Danning did not become a New York starting player until his fifth big league season (1937), and then only because the Giants' everyday catcher was injured. In 1938, his first full season in the starting line-up, Danning hit .306. He was chosen as the replacement catcher on the National League All Star Team. Hitting .313 in 1939 and .300 in 1940, he would again be named the NL’s All Star backstop both years, as well as in the 1941 season.

Behind the plate, "The Horse" caught three of the National League's premier pitchers: Carl Hubbell, Fred Fitzsimmons, and Hal Schumacher. At the start of the Giants' 1939 season, manager Bill Terry said of the man he kept on the bench the better part of five years: "Danning will be the best catcher in the National League this year, possibly in baseball, and I include [Gabby] Hartnett and [Bill] Dickey."
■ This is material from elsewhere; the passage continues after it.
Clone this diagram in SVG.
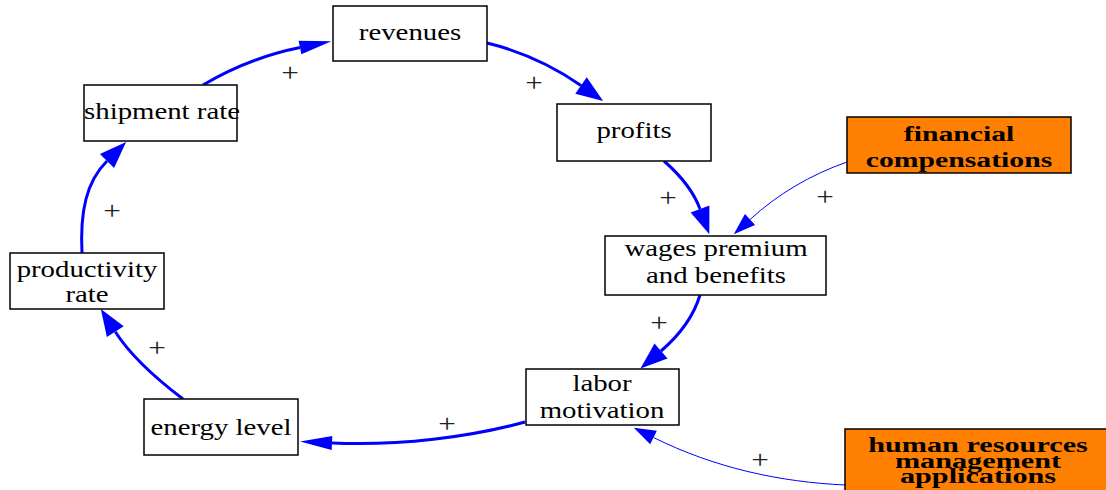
<svg xmlns="http://www.w3.org/2000/svg" width="1106" height="490" viewBox="0 0 1106 490">
<style>
.box{fill:#fff;stroke:#000;stroke-width:1.5}
.ext{fill:#ff8000;stroke:#000;stroke-width:1.5}
.t{font-family:"Liberation Serif","Times New Roman",Times,serif;font-size:24px;fill:#000;text-anchor:middle}
.b{font-family:"Liberation Serif","Times New Roman",Times,serif;font-weight:bold;fill:#000;text-anchor:middle}
.thick{fill:none;stroke:#0000ff;stroke-width:3}
.thin{fill:none;stroke:#0000ff;stroke-width:1}
.pl{font-family:"Liberation Serif","Times New Roman",Times,serif;font-size:26px;fill:#222;text-anchor:middle}
</style>
<defs>
<marker id="ah" markerUnits="userSpaceOnUse" markerWidth="34" markerHeight="20" refX="0" refY="10" orient="auto" overflow="visible"><path d="M0,3 L32,10 L0,17 z" fill="#0000ff"/></marker>
<marker id="av" markerUnits="userSpaceOnUse" markerWidth="30" markerHeight="22" refX="0" refY="11" orient="auto" overflow="visible"><path d="M0,1 L27,11 L0,21 z" fill="#0000ff"/></marker>
<marker id="at" markerUnits="userSpaceOnUse" markerWidth="24" markerHeight="16" refX="0" refY="8" orient="auto" overflow="visible"><path d="M0,0.5 L22,8 L0,15.5 z" fill="#0000ff"/></marker>
</defs>
<g id="connectors">
<path class="thick" d="M203,85 C235,66 268,54 300,47.5" marker-end="url(#ah)"/>
<path class="thick" d="M487,43 C520,51 553,66 581,85.5" marker-end="url(#av)"/>
<path class="thick" d="M664,161 C680,175 693,190 700,209" marker-end="url(#av)"/>
<path class="thin" d="M847,162 C810,175 778,194 750,219.5" marker-end="url(#at)"/>
<path class="thick" d="M700,295 C694,315 682,333 661,351" marker-end="url(#av)"/>
<path class="thin" d="M845,485 C780,482 715,468 653.5,437.5" marker-end="url(#at)"/>
<path class="thick" d="M525,422 C470,437 400,446 332,443" marker-end="url(#ah)"/>
<path class="thick" d="M183,399 C158,380 132,358 115.3,331.7" marker-end="url(#av)"/>
<path class="thick" d="M82,253 C80,212 86,182 107,161" marker-end="url(#av)"/>
<g class="pl">
<text transform="translate(290,81) scale(1.2,1)">+</text>
<text transform="translate(534,91) scale(1.2,1)">+</text>
<text transform="translate(668,206) scale(1.2,1)">+</text>
<text transform="translate(825,205) scale(1.2,1)">+</text>
<text transform="translate(659,331) scale(1.2,1)">+</text>
<text transform="translate(760,468) scale(1.2,1)">+</text>
<text transform="translate(447,432) scale(1.2,1)">+</text>
<text transform="translate(157,356) scale(1.2,1)">+</text>
<text transform="translate(112,219) scale(1.2,1)">+</text>
</g>
</g>
<g id="revenues"><rect class="box" x="333" y="6" width="154" height="55"/><text class="t" transform="translate(410,40) scale(1.2,1)">revenues</text></g>
<g id="shipment-rate"><rect class="box" x="84" y="85" width="153" height="56"/><text class="t" transform="translate(162,119) scale(1.2,1)">shipment rate</text></g>
<g id="profits"><rect class="box" x="557" y="104" width="154" height="57"/><text class="t" transform="translate(634,138) scale(1.2,1)">profits</text></g>
<g id="wages"><rect class="box" x="605" y="236" width="221" height="59"/><text class="t" transform="translate(716,256) scale(1.2,1)">wages premium</text><text class="t" transform="translate(716,283) scale(1.2,1)">and benefits</text></g>
<g id="labor-motivation"><rect class="box" x="526" y="369" width="153" height="56"/><text class="t" transform="translate(602,391) scale(1.2,1)">labor</text><text class="t" transform="translate(602,418) scale(1.2,1)">motivation</text></g>
<g id="energy-level"><rect class="box" x="144" y="399" width="154" height="56"/><text class="t" transform="translate(221,435) scale(1.2,1)">energy level</text></g>
<g id="productivity-rate"><rect class="box" x="10" y="253" width="154" height="56"/><text class="t" transform="translate(87,277) scale(1.2,1)">productivity</text><text class="t" transform="translate(87,302) scale(1.2,1)">rate</text></g>
<g id="financial-compensations"><rect class="ext" x="847" y="117" width="224" height="56"/><text class="b" font-size="22" transform="translate(959,141) scale(1.35,1)">financial</text><text class="b" font-size="22" transform="translate(959,166.5) scale(1.35,1)">compensations</text></g>
<g id="hrm-applications"><rect class="ext" x="845" y="429" width="270" height="70"/><text class="b" font-size="21" transform="translate(978,451.5) scale(1.44,1)">human resources</text><text class="b" font-size="21" transform="translate(978,468) scale(1.44,1)">management</text><text class="b" font-size="21" transform="translate(978,483) scale(1.44,1)">applications</text></g>
</svg>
After the 1942 season, Danning was drafted into three years of military service. When World War II ended, he decided not to resume his baseball career.

Danning was dubbed "The Horse" by sportscaster Ted Husing during the 1936 World Series. Noting the hardworking manner of the Giants' substitute catcher (he played briefly in the Yankees 4-2 victory over the Giants), Husing borrowed "Harry the Horse" from one of journalist Damon Runyon's cast of offbeat characters.

Ike Danning, Harry’s older brother, preceded him as a Major League player. Also a catcher, Ike saw limited action as a member of the American League’s 1928 St. Louis Browns, batting .500, with three hits in six at-bats.